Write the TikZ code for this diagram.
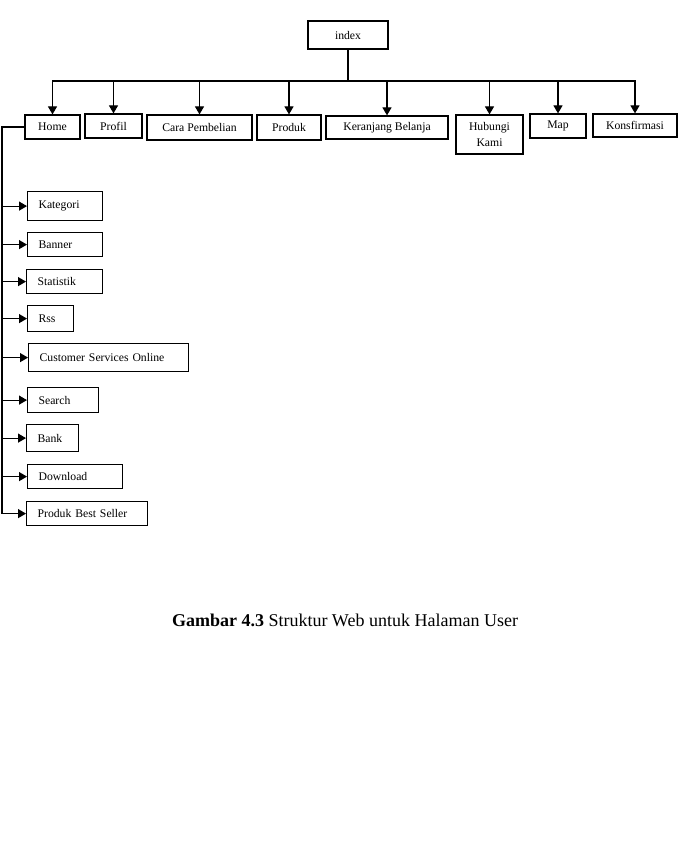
\documentclass[tikz,border=0pt]{standalone}
\usepackage{fontspec}
\setmainfont{Liberation Serif}
\usetikzlibrary{arrows.meta}
\tikzset{
  box/.style={draw, line width=1.2pt, inner sep=0pt, font=\fontsize{11.7}{14}\selectfont},
  leaf/.style={box, anchor=north west, inner xsep=11pt, align=left},
  arr/.style={line width=1.2pt, -{Triangle[length=8pt,width=9pt]}}
}
\begin{document}
\begin{tikzpicture}[x=1pt,y=-1pt]
\useasboundingbox (0,0) rectangle (679,864);
\node[box, minimum width=80pt, minimum height=28pt] (index) at (348,35) {index};
% halaman utama
\node[box, minimum width=55pt, minimum height=24pt] (home) at (52.5,127) {Home};
\node[box, minimum width=57pt, minimum height=24pt] (profil) at (113.5,126) {Profil};
\node[box, minimum width=105pt, minimum height=25pt] (cara) at (199.5,127.5) {Cara Pembelian};
\node[box, minimum width=64pt, minimum height=25pt] (produk) at (289,127.5) {Produk};
\node[box, minimum width=122pt, minimum height=23pt] (keranjang) at (387,127.5) {Keranjang Belanja};
\node[box, minimum width=67pt, minimum height=39pt, align=center,
  font=\fontsize{11.7}{16.5}\selectfont] (hubungi) at (489.5,134.5) {Hubungi\\Kami};
\node[box, minimum width=56pt, minimum height=24pt] (map) at (558,126) {Map};
\node[box, minimum width=84pt, minimum height=23pt] (konfirmasi) at (635,125.5) {Konsfirmasi};
\coordinate (bus) at (348,81);
\draw[line width=1.2pt] (index.south) -- (bus);
\foreach \n in {home,profil,cara,produk,keranjang,hubungi,map,konfirmasi}
  \draw[arr] (bus) -| (\n.north);

% isi halaman home
\coordinate (trunk) at (2,127);
\foreach \n/\x/\y/\w/\h/\lab in {kategori/27/191/53/29/Kategori,
  banner/27/232/53/24/Banner,
  statistik/26/269/54/24/Statistik,
  rss/27/305/24/26/Rss,
  cso/28/343/138/28/{Customer Services Online},
  search/27/387/49/25/Search,
  bank/26/424/30/27/Bank,
  download/27/464/73/24/Download,
  bestseller/26/501/99/24/{Produk Best Seller}}
{
  \node[leaf, text width=\w pt, minimum height=\h pt] (\n) at (\x,\y) {\lab};
  \draw[arr] (trunk |- \n.west) -- (\n.west);
}
\draw[line width=1.2pt] (home.west) -- (trunk) -- (trunk |- bestseller.west);

\node[font=\fontsize{18}{21}\selectfont] (caption) at (345,620) {\textbf{Gambar 4.3} Struktur Web untuk Halaman User};
\end{tikzpicture}
\end{document}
· · · · ·
» **What is required**
Copy the data exactly. Any picture it contains is to be omitted.

» **Exercise response**
Write the TikZ code for this diagram.
\documentclass[tikz,border=0pt]{standalone}
\usepackage{fontspec}
\setmainfont{Liberation Serif}
\usetikzlibrary{arrows.meta}
\tikzset{
  box/.style={draw, line width=1.2pt, inner sep=0pt, font=\fontsize{11.7}{14}\selectfont},
  leaf/.style={box, anchor=north west, inner xsep=11pt, align=left},
  arr/.style={line width=1.2pt, -{Triangle[length=8pt,width=9pt]}}
}
\begin{document}
\begin{tikzpicture}[x=1pt,y=-1pt]
\useasboundingbox (0,0) rectangle (679,864);
\node[box, minimum width=80pt, minimum height=28pt] (index) at (348,35) {index};
% halaman utama
\node[box, minimum width=55pt, minimum height=24pt] (home) at (52.5,127) {Home};
\node[box, minimum width=57pt, minimum height=24pt] (profil) at (113.5,126) {Profil};
\node[box, minimum width=105pt, minimum height=25pt] (cara) at (199.5,127.5) {Cara Pembelian};
\node[box, minimum width=64pt, minimum height=25pt] (produk) at (289,127.5) {Produk};
\node[box, minimum width=122pt, minimum height=23pt] (keranjang) at (387,127.5) {Keranjang Belanja};
\node[box, minimum width=67pt, minimum height=39pt, align=center,
  font=\fontsize{11.7}{16.5}\selectfont] (hubungi) at (489.5,134.5) {Hubungi\\Kami};
\node[box, minimum width=56pt, minimum height=24pt] (map) at (558,126) {Map};
\node[box, minimum width=84pt, minimum height=23pt] (konfirmasi) at (635,125.5) {Konsfirmasi};
\coordinate (bus) at (348,81);
\draw[line width=1.2pt] (index.south) -- (bus);
\foreach \n in {home,profil,cara,produk,keranjang,hubungi,map,konfirmasi}
  \draw[arr] (bus) -| (\n.north);

% isi halaman home
\coordinate (trunk) at (2,127);
\foreach \n/\x/\y/\w/\h/\lab in {kategori/27/191/53/29/Kategori,
  banner/27/232/53/24/Banner,
  statistik/26/269/54/24/Statistik,
  rss/27/305/24/26/Rss,
  cso/28/343/138/28/{Customer Services Online},
  search/27/387/49/25/Search,
  bank/26/424/30/27/Bank,
  download/27/464/73/24/Download,
  bestseller/26/501/99/24/{Produk Best Seller}}
{
  \node[leaf, text width=\w pt, minimum height=\h pt] (\n) at (\x,\y) {\lab};
  \draw[arr] (trunk |- \n.west) -- (\n.west);
}
\draw[line width=1.2pt] (home.west) -- (trunk) -- (trunk |- bestseller.west);

\node[font=\fontsize{18}{21}\selectfont] (caption) at (345,620) {\textbf{Gambar 4.3} Struktur Web untuk Halaman User};
\end{tikzpicture}
\end{document}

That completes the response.